* _Short exercise_
Take the lines of the data below from the very first through the line containing "-0.11, 0.17, 0.21];" and output them exactly, pictures excluded.

══ Supplied information

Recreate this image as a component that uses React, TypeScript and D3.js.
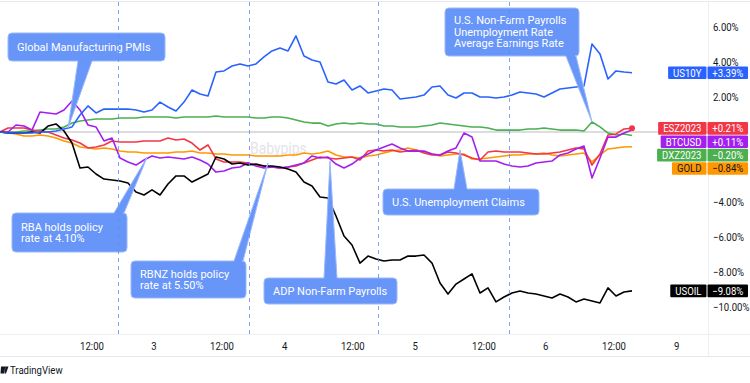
import React from 'react';
import * as d3 from 'd3';

const W = 750;
const H = 383;

// Bar index domain (one bar every ~1.5h)
const TOTAL_BARS = 88.5;

const US10Y = [0, -0.06, -0.06, -0.06, -0.06, 0, 0, 0.06, 0.17, 0.29,
  0.97, 1.49, 1.09, 1.31, 1.31, 1.31, 1.31, 1.26, 1.14, 1.26,
  1.71, 1.43, 1.2, 1.71, 2.4, 2.17, 2.06, 3.43, 3.49, 3.77,
  3.89, 3.77, 3.89, 4.29, 4.63, 4.8, 4.63, 5.49, 4.34, 4.11,
  4.0, 2.86, 2.74, 2.97, 2.4, 2.63, 2.23, 2.34, 2.46, 2.4,
  1.89, 1.94, 2.0, 2.11, 2.57, 2.63, 2.11, 1.94, 2.23, 2.23,
  2.0, 2.0, 1.94, 2.0, 2.11, 2.29, 2.23, 2.17, 2.0, 2.23,
  2.46, 2.51, 2.57, 2.63, 5.03, 4.46, 3.03, 3.49, 3.43, 3.39];

const ESZ2023 = [0, 0.23, 0.23, 0.23, 0.11, 0.06, 0, -0.17, -0.34, -0.46,
  -0.63, -0.91, -0.86, -0.74, -0.51, -0.57, -0.57, -0.57, -0.51, -0.51,
  -0.51, -0.34, -0.46, -0.4, -0.63, -1.03, -0.74, -1.54, -1.71, -1.71,
  -1.71, -1.77, -1.89, -1.94, -2.0, -2.06, -2.0, -1.94, -1.77, -1.6,
  -1.43, -1.49, -1.54, -1.49, -1.43, -1.6, -1.09, -1.03, -1.09, -1.03,
  -1.14, -1.09, -1.03, -1.2, -1.31, -1.31, -1.14, -1.2, -1.31, -1.49,
  -1.6, -1.14, -1.09, -1.14, -1.14, -1.14, -1.2, -1.26, -1.26, -1.2,
  -1.14, -1.03, -0.91, -0.97, -1.89, -1.26, -0.17, -0.11, 0.17, 0.21];

const BTCUSD = [0, 0, 0.4, 0.34, 0.11, 1.14, 1.09, 1.03, 1.26, 1.77,
  1.26, 0.4, 0.29, -0.51, -0.34, -1.49, -1.71, -1.89, -1.6, -1.37,
  -1.49, -1.43, -1.49, -1.54, -1.43, -1.6, -1.83, -2.29, -2.23, -2.06,
  -2.0, -1.77, -1.94, -2.06, -2.0, -2.06, -2.0, -1.89, -1.77, -1.37,
  -1.49, -1.43, -1.83, -2.06, -1.83, -1.49, -1.26, -1.03, -0.86, -0.69,
  -0.91, -1.09, -1.09, -1.09, -1.26, -1.31, -1.09, -0.91, -0.06, -0.29,
  -1.66, -1.66, -1.66, -1.83, -1.94, -2.0, -1.94, -1.77, -1.71, -1.66,
  -1.31, -1.2, -0.97, -0.8, -2.63, -1.49, -0.29, -0.29, -0.06, 0.11];

const DXZ2023 = [0, 0, 0, 0.06, 0.06, 0.11, 0.17, 0.17, 0.29, 0.51,
  0.63, 0.69, 0.74, 0.74, 0.74, 0.8, 0.8, 0.8, 0.86, 0.86,
  0.86, 0.86, 0.8, 0.86, 0.86, 0.86, 0.86, 0.91, 0.86, 0.86,
  0.86, 0.86, 0.8, 0.8, 0.86, 0.86, 0.8, 0.69, 0.57, 0.51,
  0.51, 0.34, 0.46, 0.51, 0.46, 0.51, 0.46, 0.46, 0.34, 0.34,
  0.29, 0.29, 0.29, 0.34, 0.4, 0.51, 0.46, 0.4, 0.34, 0.29,
  0.29, 0.23, 0.11, 0.11, 0.11, 0.11, 0.17, 0.17, 0.23, 0.17,
  0.11, 0.11, 0.11, 0.06, 0.57, 0.29, -0.06, -0.17, -0.11, -0.2];

const GOLD = [0, -0.06, -0.11, -0.23, -0.23, -0.17, -0.23, -0.34, -0.51, -0.63,
  -0.86, -0.91, -0.97, -0.91, -0.97, -1.09, -1.14, -1.14, -1.2, -1.2,
  -1.2, -1.2, -1.14, -1.14, -1.09, -1.2, -1.2, -1.26, -1.26, -1.31,
  -1.31, -1.31, -1.37, -1.37, -1.37, -1.37, -1.31, -1.31, -1.2, -1.26,
  -1.2, -1.09, -1.31, -1.43, -1.43, -1.49, -1.37, -1.31, -1.2, -1.09,
  -1.03, -0.91, -1.03, -1.14, -1.26, -1.37, -1.31, -1.26, -1.26, -1.54,
  -1.54, -1.49, -1.43, -1.37, -1.31, -1.31, -1.26, -1.26, -1.2, -1.31,
  -1.37, -1.31, -1.26, -1.2, -1.71, -1.31, -0.97, -0.91, -0.86, -0.84];

const USOIL = [0, -0.06, -0.06, -0.06, 0, -0.06, 0.34, 0.46, 0.06, -0.63,
  -2.06, -2.0, -2.4, -2.69, -2.74, -2.8, -2.91, -3.43, -3.6, -3.31,
  -3.6, -2.97, -2.51, -2.51, -2.86, -2.63, -2.4, -1.43, -1.54, -1.83,
  -1.77, -1.89, -1.83, -1.94, -1.94, -2.0, -2.11, -2.29, -2.86, -3.09,
  -3.71, -3.77, -4.8, -5.94, -6.46, -7.49, -7.09, -7.26, -7.37, -7.31,
  -7.31, -7.09, -7.09, -7.03, -7.49, -8.63, -9.26, -8.69, -8.4, -8.11,
  -9.2, -8.91, -9.71, -9.43, -9.2, -9.09, -9.2, -9.26, -9.37, -9.49,
  -9.26, -9.43, -9.71, -9.54, -9.66, -9.77, -8.91, -9.37, -9.14, -9.08];

const seriesNames = ['US10Y', 'ESZ2023', 'BTCUSD', 'DXZ2023', 'GOLD', 'USOIL'];
const seriesData = [US10Y, ESZ2023, BTCUSD, DXZ2023, GOLD, USOIL];
const seriesColors = ['#2962ff', '#f23645', '#a31ff0', '#4caf50', '#ff9800', '#000000'];
const tagTextColors = ['#ffffff', '#ffffff', '#ffffff', '#ffffff', '#131722', '#ffffff'];

const timeTickBars = [11.5, 19.25, 27.75, 35.6, 44.1, 51.9, 60.5, 68.2, 76.75, 84.6];
const timeTickLabels = ['12:00', '3', '12:00', '4', '12:00', '5', '12:00', '6', '12:00', '9'];
const sessionBreakBars = [14.75, 31.1, 47.25, 63.6];
const yTickValues = [6, 4, 2, -4, -6, -8, -10];

const calloutTexts = [
  ['Global Manufacturing PMIs'],
  ['U.S. Non-Farm Payrolls', 'Unemployment Rate', 'Average Earnings Rate'],
  ['RBA holds policy', 'rate at 4.10%'],
  ['RBNZ holds policy', 'rate at 5.50%'],
  ['ADP Non-Farm Payrolls'],
  ['U.S. Unemployment Claims'],
];
// tip anchors in data units (bar index, percent)
const calloutTipBars = [8.5, 74, 18.4, 33.5, 41.25, 57.5];
const calloutTipValues = [0.23, 0.57, -1.43, -1.77, -1.66, -1.03];

// layout of callout boxes (pixels)
const calloutBoxes = [
  { x0: 8, y0: 33, x1: 165, y1: 61, side: 'bottom', b0: 78, b1: 92 },
  { x0: 445, y0: 8, x1: 579, y1: 56, side: 'bottom', b0: 566, b1: 576 },
  { x0: 12, y0: 213, x1: 127, y1: 252, side: 'top', b0: 114, b1: 124 },
  { x0: 131, y0: 261, x1: 246, y1: 298, side: 'top', b0: 234, b1: 243 },
  { x0: 264, y0: 278, x1: 397, y1: 304, side: 'top', b0: 324, b1: 337 },
  { x0: 383, y0: 189, x1: 539, y1: 215, side: 'top', b0: 454, b1: 467 },
];

const FONT = 'Roboto, "Noto Sans", sans-serif';
const SX = 0.87; // horizontal compression of the reference's text

let measureCtx: CanvasRenderingContext2D | null = null;
function measure(text: string, size: number): number {
  if (!measureCtx) {
    const c = document.createElement('canvas');
    measureCtx = c.getContext('2d');
  }
  if (!measureCtx) return text.length * size * 0.55;
  measureCtx.font = `${size}px Roboto`;
  return measureCtx.measureText(text).width;
}

function calloutPath(b: any, tx: number, ty: number, r = 4): string {
  const { x0, y0, x1, y1, side, b0, b1 } = b;
  let p = `M${x0 + r},${y0}`;
  if (side === 'top') p += `L${b0},${y0}L${tx},${ty}L${b1},${y0}`;
  p += `L${x1 - r},${y0}A${r},${r} 0 0 1 ${x1},${y0 + r}`;
  p += `L${x1},${y1 - r}A${r},${r} 0 0 1 ${x1 - r},${y1}`;
  if (side === 'bottom') p += `L${b1},${y1}L${tx},${ty}L${b0},${y1}`;
  p += `L${x0 + r},${y1}A${r},${r} 0 0 1 ${x0},${y1 - r}`;
  p += `L${x0},${y0 + r}A${r},${r} 0 0 1 ${x0 + r},${y0}Z`;
  return p;
}

function fmt(v: number): string {
  const s = Math.abs(v).toFixed(2) + '%';
  return (v >= 0 ? '+' : '\u2212') + s;
}

export default function App() {
  const plotRight = 708;
  const x = d3.scaleLinear().domain([0, TOTAL_BARS]).range([0, plotRight]);
  const y = d3.scaleLinear().domain([0, 6]).range([132, 27]);
  const line = d3.line<number>().x((_, i) => x(i)).y((d) => y(d));

  // tags with collision avoidance
  const tagOrder = seriesNames.map((n, i) => ({ i, yy: y(seriesData[i][seriesData[i].length - 1]) }))
    .sort((a, b) => a.yy - b.yy);
  const tagY: number[] = [];
  let prev = -Infinity;
  tagOrder.forEach((t) => {
    const yy = Math.max(t.yy, prev + 13.4);
    tagY[t.i] = yy;
    prev = yy;
  });

  const drawOrder = [3, 4, 1, 2, 5, 0];

  return (
    <svg width={W} height={H} style={{ position: 'absolute', left: 0, top: 0, background: '#fff' }}
      fontFamily={FONT}>
      <rect x={0} y={0} width={W} height={H} fill="#ffffff" />
      {/* frame lines */}
      <line x1={0} x2={W} y1={1.5} y2={1.5} stroke="#e6e8ee" />
      <line x1={plotRight + 0.5} x2={plotRight + 0.5} y1={1.5} y2={356} stroke="#eceef2" />
      <line x1={0} x2={W} y1={334.5} y2={334.5} stroke="#eceef2" />
      <line x1={0} x2={W} y1={356.5} y2={356.5} stroke="#e6e8ee" />

      {/* zero line */}
      <line x1={0} x2={plotRight} y1={y(0)} y2={y(0)} stroke="#b8bbc2" strokeWidth={1} />

      {/* watermark */}
      <text x={250} y={154} fontSize={16} fill="#e3e4e8" transform={`translate(250,0) scale(${SX},1) translate(-250,0)`}>Babypips</text>

      {/* series lines */}
      {drawOrder.map((i) => (
        <path key={seriesNames[i]} d={line(seriesData[i]) || ''} fill="none" stroke={seriesColors[i]}
          strokeWidth={1.6} strokeLinejoin="round" />
      ))}
      <circle cx={x(ESZ2023.length - 1)} cy={y(ESZ2023[ESZ2023.length - 1])} r={3} fill="#f23645" />

      {/* callouts */}
      {calloutBoxes.map((b, k) => {
        const tx = x(calloutTipBars[k]);
        const ty = y(calloutTipValues[k]);
        const lines = calloutTexts[k];
        const cy = (b.y0 + b.y1) / 2;
        const lh = 11.5;
        const startY = cy - ((lines.length - 1) * lh) / 2;
        const tx0 = b.x0 + 9;
        return (
          <g key={k}>
            <path d={calloutPath(b, tx, ty)} fill="#6795f8" stroke="#9ab9fb" strokeWidth={1} />
            {lines.map((t, j) => (
              <text key={j} x={tx0} y={startY + j * lh} dy="0.36em" fontSize={11} fill="#ffffff">{t}</text>
            ))}
          </g>
        );
      })}

      {/* session breaks */}
      {sessionBreakBars.map((b, k) => (
        <line key={k} x1={Math.round(x(b)) + 0.5} x2={Math.round(x(b)) + 0.5} y1={2} y2={334}
          stroke="#5b8cf5" strokeOpacity={0.8} strokeDasharray="4,4" strokeWidth={1} />
      ))}

      {/* price axis ticks */}
      {yTickValues.map((v) => {
        const lx = 713;
        const label = (v < 0 ? '\u2212' : '') + Math.abs(v).toFixed(2) + '%';
        return (
          <text key={v} x={lx} y={y(v)} dy="0.36em" fontSize={11} fill="#131722"
            transform={`translate(${lx},0) scale(${SX},1) translate(${-lx},0)`}>{label}</text>
        );
      })}

      {/* time axis */}
      {timeTickBars.map((b, k) => {
        const cx = x(b);
        return (
          <text key={k} x={cx} y={346} dy="0.36em" fontSize={11} fill="#131722" textAnchor="middle"
            transform={`translate(${cx},0) scale(${SX},1) translate(${-cx},0)`}>{timeTickLabels[k]}</text>
        );
      })}

      {/* last value tags */}
      {seriesNames.map((n, i) => {
        const yy = tagY[i];
        const h = 12.6;
        const tw = measure(n, 11) * SX;
        const right = plotRight - 1.5;
        const left = right - tw - 10;
        const valText = fmt(seriesData[i][seriesData[i].length - 1]);
        const vx0 = plotRight - 0.5;
        const vx1 = 748;
        const vcx = (vx0 + vx1) / 2;
        const lcx = (left + right) / 2;
        return (
          <g key={n}>
            <rect x={left} y={yy - h / 2} width={right - left} height={h} fill={seriesColors[i]} rx={1} />
            <rect x={vx0} y={yy - h / 2} width={vx1 - vx0} height={h} fill={seriesColors[i]} rx={1} />
            <text x={lcx} y={yy} dy="0.36em" fontSize={11} fill={tagTextColors[i]} textAnchor="middle"
              transform={`translate(${lcx},0) scale(${SX},1) translate(${-lcx},0)`}>{n}</text>
            <text x={vcx} y={yy} dy="0.36em" fontSize={11} fill={tagTextColors[i]} textAnchor="middle"
              transform={`translate(${vcx},0) scale(${SX},1) translate(${-vcx},0)`}>{valText}</text>
          </g>
        );
      })}

      {/* TradingView branding */}
      <path d="M1,366.5 L5.5,366.5 L4,373.5 L0.5,373.5 Z M5.5,366.5 L8.5,366.5 L6,373.5 L4.5,373.5 Z" fill="#131722" />
      <text x={10} y={370} dy="0.36em" fontSize={11} fill="#131722"
        transform={`translate(10,0) scale(${SX},1) translate(-10,0)`}>TradingView</text>
    </svg>
  );
}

════

* _Written solution_
Recreate this image as a component that uses React, TypeScript and D3.js.
import React from 'react';
import * as d3 from 'd3';

const W = 750;
const H = 383;

// Bar index domain (one bar every ~1.5h)
const TOTAL_BARS = 88.5;

const US10Y = [0, -0.06, -0.06, -0.06, -0.06, 0, 0, 0.06, 0.17, 0.29,
  0.97, 1.49, 1.09, 1.31, 1.31, 1.31, 1.31, 1.26, 1.14, 1.26,
  1.71, 1.43, 1.2, 1.71, 2.4, 2.17, 2.06, 3.43, 3.49, 3.77,
  3.89, 3.77, 3.89, 4.29, 4.63, 4.8, 4.63, 5.49, 4.34, 4.11,
  4.0, 2.86, 2.74, 2.97, 2.4, 2.63, 2.23, 2.34, 2.46, 2.4,
  1.89, 1.94, 2.0, 2.11, 2.57, 2.63, 2.11, 1.94, 2.23, 2.23,
  2.0, 2.0, 1.94, 2.0, 2.11, 2.29, 2.23, 2.17, 2.0, 2.23,
  2.46, 2.51, 2.57, 2.63, 5.03, 4.46, 3.03, 3.49, 3.43, 3.39];

const ESZ2023 = [0, 0.23, 0.23, 0.23, 0.11, 0.06, 0, -0.17, -0.34, -0.46,
  -0.63, -0.91, -0.86, -0.74, -0.51, -0.57, -0.57, -0.57, -0.51, -0.51,
  -0.51, -0.34, -0.46, -0.4, -0.63, -1.03, -0.74, -1.54, -1.71, -1.71,
  -1.71, -1.77, -1.89, -1.94, -2.0, -2.06, -2.0, -1.94, -1.77, -1.6,
  -1.43, -1.49, -1.54, -1.49, -1.43, -1.6, -1.09, -1.03, -1.09, -1.03,
  -1.14, -1.09, -1.03, -1.2, -1.31, -1.31, -1.14, -1.2, -1.31, -1.49,
  -1.6, -1.14, -1.09, -1.14, -1.14, -1.14, -1.2, -1.26, -1.26, -1.2,
  -1.14, -1.03, -0.91, -0.97, -1.89, -1.26, -0.17, -0.11, 0.17, 0.21];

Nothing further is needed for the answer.